Sad news for theoretical ecology: on Jan 19th, Richard Levins died in Cambridge, MA. He was 85 years old.
His work has always been my main source of inspiration. I got to read some of his articles in college, when Antonio Bodini—who was then to become my PhD avisor—introduced Loop Analysis in a class on Environmental Impact Assessment. I immediately loved the simplicity, elegance, and power of this method, and I worked on it for my honors thesis (with Alessandro Zaccagnini and Antonio Bodini).
During my PhD years, I’ve read more of his work, including the wonderful (yet almost impossible to find) book with Charles Puccia, and the celebrated articles “The strategy of model building in population biology” and “Evolution in communities near equilibrium”.
All my work on stability, random matrices, and population dynamics has been inspired by Loop Analysis, and even today when I see a matrix, I actually see a composition of loops and paths.

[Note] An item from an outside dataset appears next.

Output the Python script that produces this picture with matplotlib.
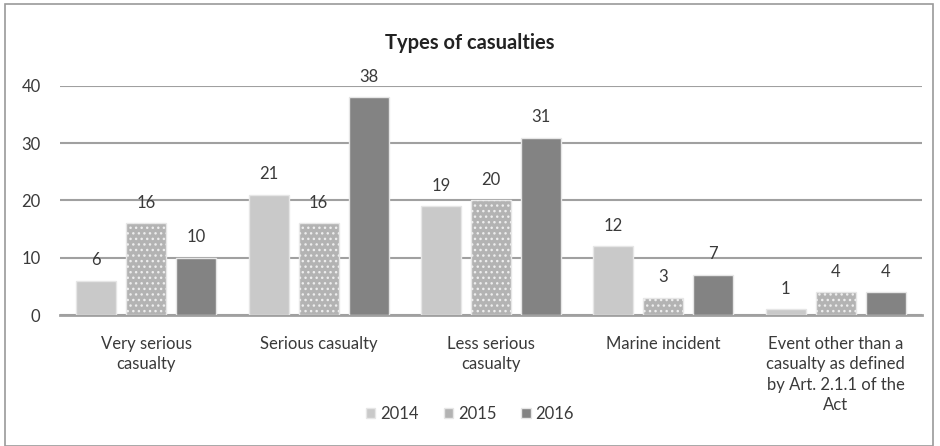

Even the fact I am now in Chicago is somewhat influenced by Levins: he and Lewontin were professors here in the 1960s, and that’s why when I saw the ad for the position in Ecology & Evolution, I immediately felt I had to apply—this is my kind of Department!
There’s a nice picture of Levins in the Lillie Room downstairs: you can see him in his prime, explaining Loop Analysis on the board. That’s the way I want to remember him.